African Union 2nd Mid-Year Coordination Meeting closes with a resolve to strengthen collaboration in line with the principle of subsidiarity
Meeting ends with resolve to strengthen collaboration between the AU, RECs, RMs, the Member States, and other continental institutions
The virtual meeting that took place on 22nd October 2020 under the chairmanship of H.E Cyril Ramaphosa, President of the Republic of South Africa and Chairperson of the African Union (AU), concluded its work with a strong determination for the Heads of State and Government of the member countries to work hand in gloves so as to effectively accelerate the implementation of Agenda 2063. The African union 2nd Mid-Year Coordination meeting extensively discussed a range of issues on regional integration, division of labour and the continental strategy to overcome COVID-19 among others.

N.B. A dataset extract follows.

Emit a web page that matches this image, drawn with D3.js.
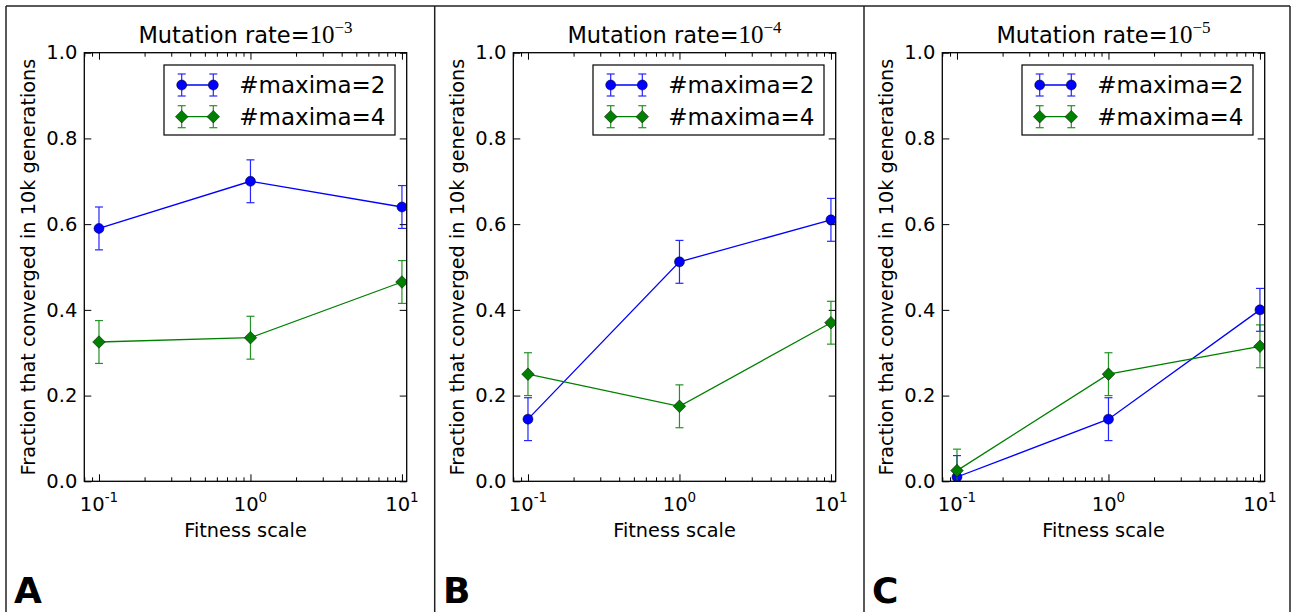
<!DOCTYPE html>
<html>
<head>
<meta charset="utf-8">
<script src="https://cdn.jsdelivr.net/npm/d3@7"></script>
<style>
  html, body { margin: 0; padding: 0; background: #fff; }
  svg { display: block; }
  text { font-family: "DejaVu Sans", sans-serif; fill: #000; }
</style>
</head>
<body>
<svg id="fig" width="1291" height="612"></svg>
<script>
// Fitness scale values on the x axis (log scale)
const fitnessScale = [0.1, 1, 10];

// Panels: mutation-rate exponent and panel letter
const rateExponents = [-3, -4, -5];
const panelLetters = ["A", "B", "C"];

// Series names
const seriesNames = ["#maxima=2", "#maxima=4"];

// Fraction converged in 10k generations, per panel
const maxima2_A = [0.59, 0.70, 0.64];
const maxima4_A = [0.325, 0.335, 0.465];
const maxima2_B = [0.145, 0.512, 0.61];
const maxima4_B = [0.25, 0.175, 0.37];
const maxima2_C = [0.01, 0.145, 0.40];
const maxima4_C = [0.025, 0.25, 0.315];

// Error bar half-lengths
const err2 = [0.05, 0.05, 0.05];
const err4 = [0.05, 0.05, 0.05];

// Axis ticks
const yTicks = [0.0, 0.2, 0.4, 0.6, 0.8, 1.0];
const xMajorTicks = [0.1, 1, 10];
const xTickExponents = ["-1", "0", "1"];

const panels = [
  { exp: rateExponents[0], letter: panelLetters[0], s2: maxima2_A, s4: maxima4_A },
  { exp: rateExponents[1], letter: panelLetters[1], s2: maxima2_B, s4: maxima4_B },
  { exp: rateExponents[2], letter: panelLetters[2], s2: maxima2_C, s4: maxima4_C }
];

const svg = d3.select("#fig");

// layout
const panelW = 429;
const panelLeft0 = 6;
const axOffX = 78.3, axTop = 52.7, axW = 322.4, axH = 428.6;
const BLUE = "#0000ff", GREEN = "#008000";
const FS_TICK = 19.5, FS_LABEL = 19.3, FS_TITLE = 22.5, FS_LEGEND = 23;

const x = d3.scaleLog().domain([0.08, 10.75]).range([0, axW]);
const y = d3.scaleLinear().domain([0, 1]).range([axH, 0]);

const minorTicks = [];
[0.01, 0.1, 1].forEach(d => { for (let k = 2; k <= 9; k++) minorTicks.push(d * k); });
const xMinor = minorTicks.filter(v => v >= 0.08 && v <= 10.75 && !xMajorTicks.includes(v));

// outer frame lines
const frame = svg.append("g").attr("stroke", "#222").attr("stroke-width", 1.5).attr("fill", "none");
frame.append("line").attr("x1", panelLeft0).attr("x2", 1290).attr("y1", 6).attr("y2", 6);
[0, 1, 2, 3].forEach(i => {
  const fx = i < 3 ? panelLeft0 + i * panelW - (i === 1 ? 0.3 : 0) : 1290;
  frame.append("line").attr("x1", fx).attr("x2", fx).attr("y1", 6).attr("y2", 612);
});

panels.forEach((p, i) => {
  const pLeft = panelLeft0 + i * panelW;
  const g = svg.append("g").attr("transform", `translate(${pLeft + axOffX},${axTop})`);

  const clipId = "clip" + i;
  g.append("clipPath").attr("id", clipId)
    .append("rect").attr("x", 0).attr("y", 0).attr("width", axW).attr("height", axH);

  // ticks (inward, all four sides)
  g.append("g").attr("transform", `translate(0,${axH})`)
    .call(d3.axisBottom(x).tickValues(xMajorTicks).tickSize(-7).tickFormat(""));
  g.append("g").attr("transform", `translate(0,${axH})`)
    .call(d3.axisBottom(x).tickValues(xMinor).tickSize(-4).tickFormat(""));
  g.append("g").call(d3.axisTop(x).tickValues(xMajorTicks).tickSize(-7).tickFormat(""));
  g.append("g").call(d3.axisTop(x).tickValues(xMinor).tickSize(-4).tickFormat(""));
  const yl = g.append("g").call(d3.axisLeft(y).tickValues(yTicks).tickSize(-7).tickPadding(7).tickFormat(d3.format(".1f")));
  g.append("g").attr("transform", `translate(${axW},0)`).call(d3.axisRight(y).tickValues(yTicks).tickSize(-7).tickFormat(""));
  g.selectAll(".domain").remove();
  g.selectAll(".tick line").attr("stroke", "#000").attr("stroke-width", 1);
  yl.selectAll("text").attr("font-family", "DejaVu Sans").attr("font-size", FS_TICK).attr("fill", "#000");

  // x tick labels with superscript exponents
  xMajorTicks.forEach((v, k) => {
    const t = g.append("text").attr("x", x(v)).attr("y", axH + 29.5)
      .attr("text-anchor", "middle").attr("font-size", FS_TICK);
    t.append("tspan").text("10");
    t.append("tspan").attr("dy", -9).attr("font-size", 13.5).text(xTickExponents[k]);
  });

  // series: error bars, lines, markers
  const plot = g.append("g").attr("clip-path", `url(#${clipId})`);
  const series = [
    { vals: p.s2, err: err2, color: BLUE, shape: "circle" },
    { vals: p.s4, err: err4, color: GREEN, shape: "diamond" }
  ];
  series.forEach(s => {
    const pts = fitnessScale.map((f, k) => ({ f, v: s.vals[k], e: s.err[k] }));
    const eb = plot.append("g").attr("stroke", s.color).attr("stroke-width", 1.2).attr("opacity", 0.85);
    pts.forEach(d => {
      eb.append("line").attr("x1", x(d.f)).attr("x2", x(d.f)).attr("y1", y(d.v - d.e)).attr("y2", y(d.v + d.e));
      [d.v - d.e, d.v + d.e].forEach(c => {
        eb.append("line").attr("x1", x(d.f) - 4).attr("x2", x(d.f) + 4).attr("y1", y(c)).attr("y2", y(c));
      });
    });
    plot.append("path").datum(pts)
      .attr("d", d3.line().x(d => x(d.f)).y(d => y(d.v)))
      .attr("fill", "none").attr("stroke", s.color).attr("stroke-width", 1.3);
    const sym = d3.symbol(d3.symbolCircle, Math.PI * 25);
    pts.forEach(d => {
      if (s.shape === "circle") {
        plot.append("path").attr("d", sym()).attr("transform", `translate(${x(d.f)},${y(d.v)})`)
          .attr("fill", s.color).attr("stroke", "#000").attr("stroke-width", 0.5);
      } else {
        const h = 6.3;
        plot.append("path").attr("d", `M0,${-h}L${h},0L0,${h}L${-h},0Z`)
          .attr("transform", `translate(${x(d.f)},${y(d.v)})`)
          .attr("fill", s.color).attr("stroke", "#000").attr("stroke-width", 0.5);
      }
    });
  });

  // spines
  g.append("rect").attr("x", 0).attr("y", 0).attr("width", axW).attr("height", axH)
    .attr("fill", "none").attr("stroke", "#000").attr("stroke-width", 1.3);

  // legend
  const lgW = 231, lgH = 70;
  const lg = g.append("g").attr("transform", `translate(${axW - 11.7 - lgW},12.3)`);
  lg.append("rect").attr("width", lgW).attr("height", lgH).attr("fill", "#fff")
    .attr("stroke", "#000").attr("stroke-width", 1.2);
  series.forEach((s, k) => {
    const ry = 20 + k * 31.7;
    const hx = [17.7, 49.3];
    lg.append("line").attr("x1", hx[0]).attr("x2", hx[1]).attr("y1", ry).attr("y2", ry)
      .attr("stroke", s.color).attr("stroke-width", 1.3);
    hx.forEach(cx => {
      const eb = lg.append("g").attr("stroke", s.color).attr("stroke-width", 1.2).attr("opacity", 0.85);
      eb.append("line").attr("x1", cx).attr("x2", cx).attr("y1", ry - 11).attr("y2", ry + 11);
      eb.append("line").attr("x1", cx - 4).attr("x2", cx + 4).attr("y1", ry - 11).attr("y2", ry - 11);
      eb.append("line").attr("x1", cx - 4).attr("x2", cx + 4).attr("y1", ry + 11).attr("y2", ry + 11);
      if (s.shape === "circle") {
        lg.append("circle").attr("cx", cx).attr("cy", ry).attr("r", 5)
          .attr("fill", s.color).attr("stroke", "#000").attr("stroke-width", 0.5);
      } else {
        const h = 6.3;
        lg.append("path").attr("d", `M${cx},${ry - h}L${cx + h},${ry}L${cx},${ry + h}L${cx - h},${ry}Z`)
          .attr("fill", s.color).attr("stroke", "#000").attr("stroke-width", 0.5);
      }
    });
    lg.append("text").attr("x", 75.3).attr("y", ry).attr("dy", "0.36em")
      .attr("font-size", FS_LEGEND).text(seriesNames[k]);
  });

  // title
  const tt = g.append("text").attr("x", axW / 2).attr("y", -10).attr("text-anchor", "middle");
  tt.append("tspan").attr("font-size", FS_TITLE).text("Mutation rate=");
  tt.append("tspan").attr("font-family", "Liberation Serif").attr("font-size", 25).text("10");
  tt.append("tspan").attr("font-family", "Liberation Serif").attr("font-size", 17).attr("dy", -10)
    .text("\u2212" + String(-p.exp));

  // axis labels
  g.append("text").attr("x", axW / 2).attr("y", axH + 56).attr("text-anchor", "middle")
    .attr("font-size", FS_LABEL).text("Fitness scale");
  g.append("text").attr("transform", `translate(-49.5,${axH / 2}) rotate(-90)`)
    .attr("text-anchor", "middle").attr("font-size", FS_LABEL)
    .text("Fraction that converged in 10k generations");

  // panel letter
  svg.append("text").attr("x", pLeft + 8).attr("y", 602.7)
    .attr("font-family", "Liberation Sans").attr("font-weight", "bold").attr("font-size", 36)
    .text(p.letter);
});
</script>
</body>
</html>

In his closing remarks, the Chair of the Union stated that the pandemic has shown a great deal of resilience and countries that have experienced a decline in infections have also encountered surges in infections that have made them to revisit the lockdown measures. “We must try to avoid that scenario in Africa….We remain optimistic the momentum will not be lost and we will ensure that all outstanding work is completed,” President Cyril Ramaphosa emphasized.
The Chair of the AU further noted that, the report on the status of regional integration and the insightful perspectives provided by Chairpersons of the RECs show that commendable progress has been made in the integration process, and that implementation of the AfCFTA is a priority. “With the finish line now in sight, we must make this final push; and ensure all outstanding issues on Phases 1 and 2 are finalised in order for us to start trading by the 1st of January 2021,” he said.
On the Division of Labour, the Heads of State welcome progress made in the development of the detailed proposal on the Division of Labour by the AUC, the AUDA-NEPAD, AfCFTA Secretariat, the APRM, the RECs and RMs and Member States in the areas of trade, political affairs and peace and security.
“We look forward to the finalisation of the remaining areas concerning the Division of Labour for consideration at the latest by the 35th Ordinary Session of the AU Assembly in February 2022,” underlined the Chairperson of the AU, stressing that this will give the relevant stakeholders enough time to consult and to come back with a comprehensive document which has the buy-in of everyone. “In this context, we would have fulfilled the aspirations set out in the institutional reform process,” reiterated the Chair of the Union.
During the meeting, the Heads of State also considered and noted with appreciation the report of H.E. Nana Akufo Addo, the President of the Republic of Ghana and the Champion of the AU Financial Institutions. According to President Ramaphosa, the establishment of the AU Financial Institutions will go a long way in fulfilling the objectives of the Abuja Treaty and further deepen the continental economic integration project.
“It is imperative that we strengthen the RECs as building-blocks for Africa’s continental integration”. Underscored the Chairperson of the African Union, adding that, “Intensified coordination and harmonisation will bring us closer to the realisation of the African Economic Community in line with the principles of the Abuja Treaty.”
President Ramaphosa proceeded by thanking the preparations undertaken under the guidance of the Executive Council and the commendable work of the AU Commission. “We have been able to have a productive Mid-Year Coordination Meeting,” concluded the AU Chairperson with satisfaction.